[Rd] simulate in stats

Thu Sep 15 18:07:48 CEST 2005

BTW, I think there is a problem with the way the argument "seed" is used 
in the new simulate in stats.  The problem is that repeated calls to 
simulate using the default argument will introduce a new pattern into 
the RNG:

 > stats:::simulate
function (object, nsim = 1, seed = as.integer(runif(1, 0, 
.Machine$integer.max)),   ...)
UseMethod("simulate")
<environment: namespace:stats>

 > stats:::simulate.lm
function (object, nsim = 1, seed = as.integer(runif(1, 0, 
.Machine$integer.max)),    ...)
{
    if (!exists(".Random.seed", envir = .GlobalEnv))
        runif(1)
    RNGstate <- .Random.seed
    set.seed(seed)
  ...

This should not be done, as the resulting RNG has not been studied or 
proven. A better mechanism is  to have a default argument equal NULL, 
and not touch the seed in that case. There are several examples of this 
in the package dse1 (in bundle dse),  see for example simulate.ARMA and 
simulate.SS. They also use the utilities in the setRNG package to save 
more of the information necessary to reproduce simulations.
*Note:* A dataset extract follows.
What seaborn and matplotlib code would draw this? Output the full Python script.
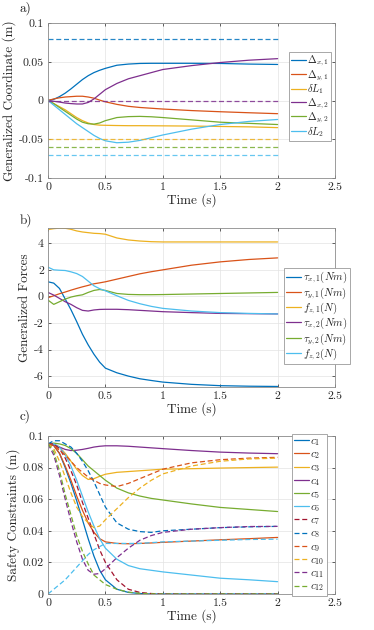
import matplotlib
matplotlib.use("Agg")
import matplotlib.pyplot as plt
import seaborn as sns
import numpy as np

sns.set_style("ticks")
plt.rcParams['font.family'] = 'serif'
plt.rcParams['font.serif'] = ['cmr10', 'DejaVu Serif']
plt.rcParams['mathtext.fontset'] = 'cm'
plt.rcParams['axes.unicode_minus'] = False

# ---- data ----
t = [0, 0.05, 0.1, 0.15, 0.2, 0.25, 0.3, 0.35, 0.4, 0.45, 0.5,
     0.6, 0.7, 0.8, 0.9, 1.0, 1.25, 1.5, 1.75, 2.0]

# panel a: generalized coordinates (m)
dx1 = [0, .0015, .005, .0095, .015, .021, .027, .032, .036, .039, .0415,
       .0455, .047, .0478, .048, .048, .048, .0478, .047, .0465]
dy1 = [0, .002, .0035, .0045, .005, .0055, .0055, .0045, .003, .0005, -.0017,
       -.005, -.0075, -.009, -.010, -.011, -.013, -.0145, -.0158, -.017]
dL1 = [0, -.004, -.008, -.012, -.017, -.022, -.026, -.029, -.031, -.0318, -.032,
       -.0323, -.0325, -.0325, -.0326, -.0327, -.033, -.0335, -.034, -.035]
dx2 = [0, -.001, -.002, -.0033, -.004, -.0045, -.0045, -.0025, .002, .008, .014,
       .022, .028, .032, .036, .040, .045, .049, .052, .054]
dy2 = [0, -.004, -.009, -.014, -.019, -.024, -.028, -.030, -.0305, -.029, -.026,
       -.022, -.0208, -.0205, -.021, -.022, -.025, -.028, -.0295, -.031]
dL2 = [0, -.006, -.012, -.018, -.024, -.030, -.035, -.040, -.045, -.049, -.052,
       -.0545, -.0538, -.0515, -.048, -.0445, -.037, -.031, -.027, -.0245]
bounds_a = [0.08, 0.0, -0.05, -0.06, -0.07]
labels_a = [r'$\Delta_{x,1}$', r'$\Delta_{y,1}$', r'$\delta L_1$',
            r'$\Delta_{x,2}$', r'$\Delta_{y,2}$', r'$\delta L_2$']

# panel b: generalized forces
tx1 = [1.1, 1.0, 0.6, -0.2, -1.0, -1.9, -2.85, -3.65, -4.35, -4.95, -5.4,
       -5.75, -6.0, -6.2, -6.33, -6.45, -6.62, -6.72, -6.76, -6.78]
ty1 = [-0.1, 0.05, 0.2, 0.33, 0.47, 0.6, 0.72, 0.83, 0.95, 1.02, 1.1,
       1.3, 1.5, 1.7, 1.86, 2.0, 2.35, 2.6, 2.78, 2.9]
fz1 = [5.03, 5.1, 5.14, 5.13, 5.05, 4.93, 4.85, 4.8, 4.75, 4.73, 4.68,
       4.4, 4.25, 4.17, 4.12, 4.1, 4.1, 4.1, 4.1, 4.1]
tx2 = [0.3, 0.1, -0.15, -0.4, -0.6, -0.85, -1.05, -1.1, -1.02, -0.98, -0.97,
       -0.97, -1.0, -1.05, -1.1, -1.15, -1.22, -1.28, -1.3, -1.32]
ty2 = [-0.28, -0.6, -0.4, -0.2, -0.05, 0.05, 0.12, 0.3, 0.45, 0.52, 0.45,
       0.22, 0.15, 0.13, 0.13, 0.14, 0.18, 0.22, 0.26, 0.3]
fz2 = [2.2, 2.0, 1.97, 1.95, 1.85, 1.72, 1.5, 1.15, 0.8, 0.58, 0.42,
       0.05, -0.3, -0.55, -0.75, -0.9, -1.1, -1.22, -1.28, -1.32]
labels_b = [r'$\tau_{x,1}(Nm)$', r'$\tau_{y,1}(Nm)$', r'$f_{z,1}(N)$',
            r'$\tau_{x,2}(Nm)$', r'$\tau_{y,2}(Nm)$', r'$f_{z,2}(N)$']

# panel c: safety constraints (m)
c1 = [.095, .094, .089, .08, .07, .059, .047, .035, .024, .015, .009,
      .003, .001, .0003, 0, 0, 0, 0, 0, 0]
c2 = [.095, .094, .089, .081, .072, .062, .053, .045, .039, .035, .033,
      .032, .0318, .032, .0323, .0327, .0335, .0343, .035, .0358]
c3 = [.095, .095, .093, .089, .084, .079, .075, .0725, .073, .0745, .0758,
      .077, .0775, .078, .0785, .079, .0793, .0797, .080, .0803]
c4 = [.095, .0945, .093, .0915, .0908, .091, .0915, .0922, .093, .0935, .0938,
      .0938, .0935, .093, .0925, .092, .0908, .0898, .0892, .0888]
c5 = [.095, .0955, .095, .094, .092, .089, .085, .081, .078, .075, .072,
      .067, .064, .062, .0605, .0595, .057, .0548, .0535, .0522]
c6 = [.095, .095, .093, .088, .081, .072, .062, .052, .043, .035, .029,
      .022, .018, .016, .015, .014, .012, .010, .009, .0078]
c7 = [.095, .095, .092, .086, .078, .069, .058, .048, .038, .028, .02,
      .009, .003, .001, .0003, 0, 0, 0, 0, 0]
c8 = [.095, .097, .097, .095, .093, .089, .084, .078, .071, .063, .055,
      .045, .041, .0395, .039, .040, .041, .042, .0425, .0428]
c9 = [.095, .094, .091, .088, .084, .08, .077, .074, .072, .07, .069,
      .068, .07, .073, .076, .079, .083, .085, .086, .0865]
c10 = [.095, .092, .084, .074, .064, .055, .049, .045, .042, .043, .047,
       .054, .061, .067, .072, .076, .081, .084, .0855, .086]
c11 = [.095, .088, .075, .06, .046, .033, .022, .015, .0125, .013, .016,
       .023, .029, .034, .037, .039, .041, .042, .0427, .0428]
c12 = [.095, .09, .078, .063, .05, .037, .027, .019, .012, .009, .006,
       .003, .0012, .0004, .0001, 0, 0, 0, 0, 0]
c13 = [0, .003, .006, .009, .013, .017, .021, .025, .028, .030, .032,
       .032, .032, .032, .0325, .033, .0335, .034, .0345, .0347]
labels_c = [r'$c_{%d}$' % i for i in range(1, 13)]

# MATLAB default colour order
mc = ['#0072BD', '#D95319', '#EDB120', '#7E2F8E', '#77AC30', '#4DBEEE', '#A2142F']
bound_colors = [mc[0], mc[3], mc[2], mc[4], mc[5]]

W, H = 374, 630
fig = plt.figure(figsize=(W / 100, H / 100), dpi=100)

def make_ax(top, bottom):
    return fig.add_axes([48 / W, 1 - bottom / H, 287 / W, (bottom - top) / H])

ax_a = make_ax(23, 178)
ax_b = make_ax(228, 387)
ax_c = make_ax(436, 594)

LW = 0.9
DASH = (0, (4, 2.2))

def style_ax(ax, yticks, yticklabels, ylim, ylabel):
    ax.set_xlim(0, 2.5)
    ax.set_ylim(*ylim)
    ax.set_xticks([0, 0.5, 1, 1.5, 2, 2.5])
    ax.set_xticklabels(['0', '0.5', '1', '1.5', '2', '2.5'])
    ax.set_yticks(yticks)
    ax.set_yticklabels(yticklabels)
    ax.grid(True, color='#e3e3e3', lw=0.5)
    ax.set_axisbelow(True)
    ax.tick_params(direction='in', length=2.5, width=0.5, top=True, right=True,
                   labelsize=8.5, colors='#262626', pad=3)
    for s in ax.spines.values():
        s.set_color('#8c8c8c')
        s.set_linewidth(0.6)
    ax.set_xlabel('Time (s)', fontsize=9.5, labelpad=1)
    ax.set_ylabel(ylabel, fontsize=9.5, labelpad=2)

def legend(ax, x0, y0, fs, spacing, hl):
    h, l = ax.get_legend_handles_labels()
    keep = [(a, b) for a, b in zip(h, l) if not b.startswith('_')]
    lg = ax.legend([k[0] for k in keep], [k[1] for k in keep],
                   loc='upper left', bbox_to_anchor=(x0 / W, 1 - y0 / H),
                   bbox_transform=fig.transFigure, fontsize=fs,
                   frameon=True, fancybox=False, framealpha=1,
                   borderpad=0.2, labelspacing=spacing, handlelength=hl,
                   handletextpad=0.15, borderaxespad=0)
    lg.get_frame().set_edgecolor('#9a9a9a')
    lg.get_frame().set_linewidth(0.6)

# ---- panel a ----
for vals, col, lab in zip([dx1, dy1, dL1, dx2, dy2, dL2], mc, labels_a):
    sns.lineplot(x=t, y=vals, ax=ax_a, color=col, lw=LW, label=lab)
for b, col in zip(bounds_a, bound_colors):
    sns.lineplot(x=[t[0], t[-1]], y=[b, b], ax=ax_a, color=col, lw=LW,
                 linestyle=DASH, alpha=0.85, label='_nolegend_')
style_ax(ax_a, [-0.1, -0.05, 0, 0.05, 0.1], ['-0.1', '-0.05', '0', '0.05', '0.1'],
         (-0.1, 0.1), 'Generalized Coordinate (m)')
legend(ax_a, 289, 52, 7.5, 0.0, 1.4)

# ---- panel b ----
for vals, col, lab in zip([tx1, ty1, fz1, tx2, ty2, fz2], mc, labels_b):
    sns.lineplot(x=t, y=vals, ax=ax_b, color=col, lw=LW, label=lab)
style_ax(ax_b, [-6, -4, -2, 0, 2, 4], ['-6', '-4', '-2', '0', '2', '4'],
         (-6.82, 5.15), 'Generalized Forces')
legend(ax_b, 284, 268, 7.8, 0.0, 1.4)

# ---- panel c ----
series_c = [c1, c2, c3, c4, c5, c6, c7, c8, c9, c10, c11, c12]
colors_c = mc[:6] + [mc[6], mc[0], mc[1], mc[2], mc[3], mc[4]]
for i, (vals, col, lab) in enumerate(zip(series_c, colors_c, labels_c)):
    ls = '-' if i < 6 else DASH
    sns.lineplot(x=t, y=vals, ax=ax_c, color=col, lw=LW, linestyle=ls, label=lab)
sns.lineplot(x=t, y=c13, ax=ax_c, color=mc[5], lw=LW, linestyle=DASH,
             label='_nolegend_')
style_ax(ax_c, [0, 0.02, 0.04, 0.06, 0.08, 0.1],
         ['0', '0.02', '0.04', '0.06', '0.08', '0.1'],
         (0, 0.1), 'Safety Constraints (m)')
legend(ax_c, 292, 434, 8, 0.14, 1.3)

for txt, y in [('a)', 8), ('b)', 220), ('c)', 416)]:
    fig.text(20 / W, 1 - y / H, txt, fontsize=9.5, fontweight='bold',
             va='center', ha='left')

fig.savefig('out.png', dpi=100)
Roughly it 
is done like this:

simulate.x <- function (model, rng = NULL,  ...)
  {if (is.null(rng)) rng <- setRNG() #returns the RNG setting to be 
saved with the result
    else {
        old.rng <- setRNG(rng)
        on.exit(setRNG(old.rng))
        }
   ...

The seed by itself is not very useful if the purpose is to be able to 
reproduce things, and I think it would be a good idea to incorporate the 
few small functions setRNG into stats (especially if the simulate 
mechanism is being introduced).

The argument "nsim" presumably alleviates to some extent the above 
concern about changing the RNG pattern. However, in my fairly extensive 
experience it is not very workable to produce all the simulations and 
then do the analysis of them. In a Monte Carlo experiment the generated 
data set is just too big. A better approach is to do the analysis and 
save only necessary information after each simulation. That is the 
approach, for example, in dse2:::EstEval.

Paul

Paul Gilbert wrote:

> Can the arguments nsim and seed be passed as part of ... in the new 
> simulate generic in R-2.2.0alpha package stats?
>
> This would potentially allow me to use the stats generic rather than 
> the one I define in dse. There are contexts where nsim and seed do not 
> make sense. I realize that the default arguments could be ignored, but 
> it does not really make sense to introduce a new generic with that in 
> mind. (I would also prefer that the "object" argument was called 
> "model" but this is less important.)
>
> Paul Gilbert